Sometimes you need to step away. Sometimes you need to remember that there is more than code. More than models. More than benchmarks. There are stories. There is art. There is friendship across impossible distances.
Project Hail Mary is about saving the world through cooperation. Through science. Through refusing to give up. That is why I do this AI thing. Not for the benchmarks. Not for the downloads. Not for the recognition. To build something that helps. That matters. That saves.
The Connection To My Work
Grace wakes up alone. He has to figure everything out. He makes mistakes. He loses people. He keeps going. I am not saving humanity with my tiny models. I am not on a spaceship. I am in my room with a 5090 and too much time.
But the spirit is similar. The persistence. The refusal to accept failure. The belief that if I just try one more time, if I just tweak one more thing, if I just train for 261 more hours, something good will come of it.
Maybe that is delusional. Maybe I should touch grass more often. Maybe I should watch more movies and write fewer blogs about GPU clocks. Probably. But I am not stopping. Not yet.
Final Thoughts
Watch Project Hail Mary. Read the book first if you can. The book is incredible. The movie is faithful. Both are worth your time.
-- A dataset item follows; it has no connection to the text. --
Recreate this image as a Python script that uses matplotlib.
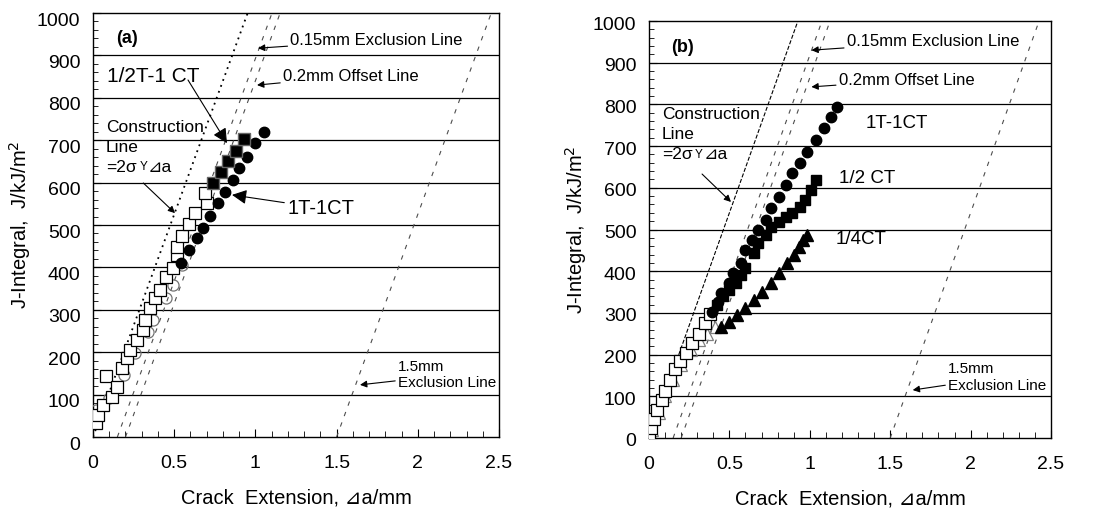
import matplotlib
matplotlib.use("Agg")
import matplotlib.pyplot as plt
from matplotlib.ticker import MultipleLocator
from matplotlib.transforms import ScaledTranslation
import numpy as np

plt.rcParams['font.family'] = ['Liberation Sans', 'DejaVu Sans']
plt.rcParams['mathtext.fontset'] = 'dejavusans'

# ---- panel (a) data: crack extension (mm), J (kJ/m2) ----
a_1t_fill_da = [0.54, 0.59, 0.64, 0.68, 0.72, 0.77, 0.81, 0.86, 0.90, 0.95, 1.00, 1.05]
a_1t_fill_j = [410, 441, 469, 493, 521, 552, 578, 606, 634, 660, 693, 719]
a_1t_open_da = [-0.01, 0.02, 0.10, 0.19, 0.26, 0.34, 0.37, 0.45, 0.49, 0.55]
a_1t_open_j = [50, 64, 92, 146, 198, 248, 276, 328, 358, 406]

a_half_fill_da = [0.74, 0.79, 0.83, 0.88, 0.93]
a_half_fill_j = [599, 625, 651, 675, 703]
a_half_open_da = [0.02, 0.03, 0.06, 0.08, 0.12, 0.15, 0.18, 0.21, 0.23, 0.27, 0.31, 0.32,
                  0.35, 0.38, 0.41, 0.45, 0.49, 0.52, 0.52, 0.55, 0.59, 0.63, 0.70, 0.69]
a_half_open_j = [33, 52, 75, 145, 94, 118, 163, 186, 205, 229, 252, 276,
                 304, 328, 347, 377, 399, 429, 448, 474, 502, 528, 552, 575]

# ---- panel (b) data ----
b_1t_da = [0.39, 0.43, 0.45, 0.50, 0.52, 0.57, 0.60, 0.64, 0.68, 0.73, 0.76, 0.81,
           0.85, 0.89, 0.94, 0.98, 1.04, 1.09, 1.13, 1.17]
b_1t_j = [302, 326, 348, 372, 396, 420, 451, 475, 499, 523, 552, 578,
          607, 635, 659, 686, 715, 743, 770, 794]
b_half_da = [0.42, 0.46, 0.50, 0.54, 0.57, 0.60, 0.65, 0.68, 0.73, 0.76, 0.81,
             0.85, 0.89, 0.94, 0.97, 1.01, 1.04]
b_half_j = [318, 340, 355, 372, 391, 408, 443, 468, 487, 506, 518,
            530, 540, 554, 571, 595, 619]
b_qtr_da = [0.45, 0.50, 0.55, 0.60, 0.65, 0.70, 0.76, 0.81, 0.86, 0.90, 0.93, 0.96, 0.98]
b_qtr_j = [266, 278, 295, 312, 331, 350, 372, 396, 420, 440, 458, 475, 487]
b_low_da = [0.0, 0.01, 0.03, 0.05, 0.08, 0.10, 0.13, 0.16, 0.19, 0.23, 0.27, 0.31, 0.35, 0.38]
b_low_j = [10, 25, 45, 68, 92, 112, 140, 165, 185, 205, 228, 250, 275, 298]
b_lowtri_da = [0.0, 0.02, 0.06, 0.10, 0.15, 0.20, 0.26, 0.31, 0.36, 0.41]
b_lowtri_j = [0, 20, 60, 100, 140, 175, 210, 235, 250, 265]

# blunting / exclusion lines: J = slope * (da - offset)
slope_a = 1050
slope_b = 1080
offsets = [0.15, 0.2, 1.5]

fig = plt.figure(figsize=(10.99, 5.08), dpi=100)
ax_a = fig.add_axes([93 / 1099, 71 / 508, 406 / 1099, 424 / 508])
ax_b = fig.add_axes([649 / 1099, 70 / 508, 402 / 1099, 417 / 508])


def style_axes(ax, shift_px):
    ax.set_xlim(0, 2.5)
    ax.set_ylim(0, 1000)
    ax.set_xticks([0, 0.5, 1, 1.5, 2, 2.5])
    ax.set_xticklabels(['0', '0.5', '1', '1.5', '2', '2.5'])
    ax.set_yticks(range(0, 1001, 100))
    ax.xaxis.set_minor_locator(MultipleLocator(0.1))
    ax.yaxis.set_minor_locator(MultipleLocator(20))
    ax.tick_params(which='both', direction='in', top=False, right=False, labelsize=14)
    ax.tick_params(axis='y', which='major', length=6, pad=9)
    ax.tick_params(axis='y', which='minor', length=3.5)
    ax.tick_params(axis='x', which='major', length=6, pad=13)
    ax.tick_params(axis='x', which='minor', length=4)
    for s in ax.spines.values():
        s.set_linewidth(1.0)
    for yv in range(100, 1000, 100):
        ax.axhline(yv, color='k', lw=0.9, zorder=1)
    ax.set_xlabel('Crack  Extension, ⊿a/mm', fontsize=14.5, labelpad=12)
    ax.set_ylabel('J-Integral,  J/kJ/m$^2$', fontsize=14.5, labelpad=3)
    off = ScaledTranslation(0, -shift_px / 100, fig.dpi_scale_trans)
    for lab in ax.get_yticklabels():
        lab.set_transform(lab.get_transform() + off)


def draw_lines(ax, slope, construction_style):
    xs = np.array([0.0, 1100 / slope])
    ax.plot(xs, slope * xs, color='k', lw=1.3 if construction_style != '--' else 0.8,
            ls=construction_style, zorder=2)
    for off in offsets:
        xo = np.array([off, off + 1000 / slope])
        ax.plot(xo, slope * (xo - off), color='0.3', lw=0.8, ls=(0, (4, 6)), zorder=2)


def note(ax, text, xy, xytext, fs=12, head=10, lw=0.8):
    ax.annotate(text, xy=xy, xytext=xytext, fontsize=fs, ha='left', va='center',
                arrowprops=dict(arrowstyle='-|>', color='k', lw=lw, mutation_scale=head,
                                shrinkA=0, shrinkB=0), zorder=5)


def construction_label(ax, x, y_top):
    # three lines: "Construction", "Line", "=2σ Y⊿a" with a small Y
    ax.text(x, y_top, 'Construction', fontsize=12.5, va='center')
    ax.text(x, y_top - 48, 'Line', fontsize=12.5, va='center')
    t1 = ax.text(x, y_top - 96, '=2σ', fontsize=12.5, va='center')
    t2 = ax.annotate(' Y', xy=(1, 0.12), xycoords=t1, fontsize=8.5, va='bottom')
    ax.annotate('⊿a', xy=(1, -0.12), xycoords=t2, fontsize=12.5, va='bottom')


# ---------------- (a) ----------------
style_axes(ax_a, 6)
draw_lines(ax_a, slope_a, (0, (1, 2.5)))
ax_a.plot(a_1t_open_da, a_1t_open_j, 'o', ms=8, mfc='none', mec='0.45', mew=0.9, zorder=3)
ax_a.plot(a_half_open_da, a_half_open_j, 's', ms=8.5, mfc='white', mec='k', mew=0.9, zorder=3)
ax_a.plot(a_1t_fill_da, a_1t_fill_j, 'o', ms=7.5, color='k', zorder=4)
ax_a.plot(a_half_fill_da, a_half_fill_j, 's', ms=8, mfc='k', mec='0.4', mew=1, zorder=4)

ax_a.text(0.14, 941, '(a)', fontsize=13, fontweight='bold', va='center')
ax_a.text(0.086, 851, '1/2T-1 CT', fontsize=15, va='center')
ax_a.annotate('', xy=(0.825, 693), xytext=(0.585, 842),
              arrowprops=dict(arrowstyle='-|>', color='k', lw=0.8, mutation_scale=22,
                              shrinkA=0, shrinkB=0))
note(ax_a, '0.15mm Exclusion Line', (1.016, 917), (1.215, 936))
note(ax_a, '0.2mm Offset Line', (1.01, 830), (1.17, 851))
construction_label(ax_a, 0.08, 731)
ax_a.annotate('', xy=(0.505, 528), xytext=(0.31, 599),
              arrowprops=dict(arrowstyle='-|>', color='k', lw=0.8, mutation_scale=10,
                              shrinkA=0, shrinkB=0))
note(ax_a, '1T-1CT', (0.856, 571), (1.195, 540), fs=14.5, head=22)
note(ax_a, '1.5mm\nExclusion Line', (1.644, 123), (1.878, 146), fs=11)

# ---------------- (b) ----------------
style_axes(ax_b, 2)
draw_lines(ax_b, slope_b, '--')
ax_b.plot(b_lowtri_da, b_lowtri_j, '^', ms=8, mfc='none', mec='0.5', mew=0.9, zorder=3)
ax_b.plot(b_low_da, b_low_j, 's', ms=8.5, mfc='white', mec='k', mew=0.9, zorder=3)
ax_b.plot(b_qtr_da, b_qtr_j, '^', ms=8, color='k', zorder=4)
ax_b.plot(b_half_da, b_half_j, 's', ms=7.5, color='k', zorder=4)
ax_b.plot(b_1t_da, b_1t_j, 'o', ms=7.5, color='k', zorder=4)

ax_b.text(0.14, 937, '(b)', fontsize=13, fontweight='bold', va='center')
note(ax_b, '0.15mm Exclusion Line', (1.01, 930), (1.23, 950))
note(ax_b, '0.2mm Offset Line', (1.01, 842), (1.18, 858))
construction_label(ax_b, 0.08, 775)
ax_b.annotate('', xy=(0.51, 566), xytext=(0.33, 633),
              arrowprops=dict(arrowstyle='-|>', color='k', lw=0.8, mutation_scale=10,
                              shrinkA=0, shrinkB=0))
ax_b.text(1.35, 755, '1T-1CT', fontsize=13.5, va='center')
ax_b.text(1.18, 623, '1/2 CT', fontsize=13.5, va='center')
ax_b.text(1.16, 475, '1/4CT', fontsize=13.5, va='center')
note(ax_b, '1.5mm\nExclusion Line', (1.64, 115), (1.86, 145), fs=11)

fig.savefig('out.png', dpi=100)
Both will make you feel things you did not expect.
And if you are in the middle of a training run that keeps crashing, take a break. Watch something. Remember why you started. Remember that there is more than loss curves. Remember that sometimes the best solutions come after you step away from the problem.
My training is still running. Still at 0.4 percent. Still fragile. But I am okay. I watched a movie. I remembered joy. I will go back to debugging tomorrow. But tonight I am thinking about Rocky. About friendship. About saving the world one problem at a time.